The next case to deal with these issues was R (Purdy) v Director of Public Prosecutions (2009). Debbie Purdy suffered from multiple sclerosis. There would come a time when life would be unbearable for her. She wanted to end her life in due course while she was still physically able to do so. By this stage she would require assistance, so she planned to travel to a country where suicide was lawful (such as to the the Dignitas clinic in Switzerland). Her husband was willing to help her make the journey but she was concerned he would then be prosecuted under the 1961 Act for assisting suicide. She sought information from the DPP on the factors he would take into account in deciding whether to prosecute, but he refused. She brought a claim relying on article 8(1). She argued that the Suicide Act interfered with her private life and breached her rights because the restrictions imposed on her private life were insufficiently defined in law. It was argued the law was insufficiently defined since it was unclear when the DPP would allow a prosecution under section 2(4) of the 1961 Act. The House of Lords agreed: article 8(2) required restrictions on human rights (including the right to determine when one’s life will end) to be in accordance with the law. This meant it had to be accessible and sufficiently precise so that individuals could understand its scope and foresee the consequences of their actions so they could avoid breaking the law. However, the DPP’s policy was insufficiently precise and individuals could not foresee how it would apply to them. Therefore the DPP had to clarify his policy. That revised policy can be viewed here.

The Current Case

The two previous cases set up the arguments in the current case, R (Nicklinson) v Ministry of Justice. This concerns three conjoined cases. The first is brought on behalf of Tony Nicklinson, who recently died. The second is brought by Paul Lamb.

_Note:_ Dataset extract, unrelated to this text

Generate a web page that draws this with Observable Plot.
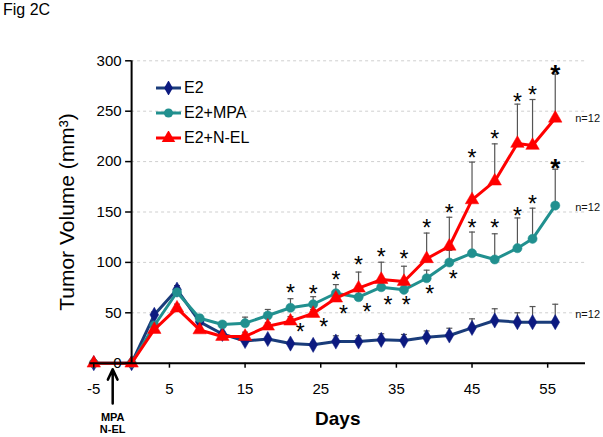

Lamb is and Nicklinson was unable to commit suicide even with assistance and would require another to terminate their lives. The arguments on their behalf contend that a blanket ban against assisted suicide breaches their right under article 8(1) to determine when they die and is not proportionate. The third claim is brought by an individual known only as ‘Martin’. He can end his own life with assistance but has no close relatives able to assist him. He would require the assistance of a medical professional and is arguing that the DPP’s guidance on when prosecutions will be brought is still unclear in relation to health professionals.

All three were unsuccessful in the High Court. In the Court of Appeal, Nicklinson’s and Lamb’s appeals were dismissed. The Court of Appeal held that the ban was proportionate for the same reasons given in Pretty; it was inappropriate to give rights beyond article 8(1) because it would be against the will of Parliament, who had expressed its opposition to assisted suicide through the Suicide Act 1961. It was for Parliament to change the law, not the courts.

Martin’s appeal was successful. The Court of Appeal agreed that the DPP’s policy was not sufficiently clear in relation to medical professionals assisting suicide. The DPP appealed this decision. The Supreme Court has considered all the issues together.

Thoughts on the Case

It is likely that the Supreme Court will agree with the Court of Appeal. It would be surprising if it concludes there is a right to die. What is more likely is that it confirms the issue is for Parliament to decide, not the courts. Nevertheless, the Court is taking the matter very seriously. It sat as a panel of nine. Only the most important legal cases demand a panel of nine Supreme Court Justices. Ordinarily cases are heard by five Justices. More important cases are heard by seven Justices. The most important cases of all are heard by nine Justices.

If, as predicted, the Supreme Court decides tomorrow that the matter is an issue for Parliament, it will be down to Parliament to decide if it will legislate to allow assisted suicide. It may get the opportunity to consider that later this year, when Lord Falconer’s Assisted Dying Bill receives further consideration. This is based on the system in Oregon, United States, where assisted suicide is permissible.

What are your thoughts? Should we allow assisted suicide?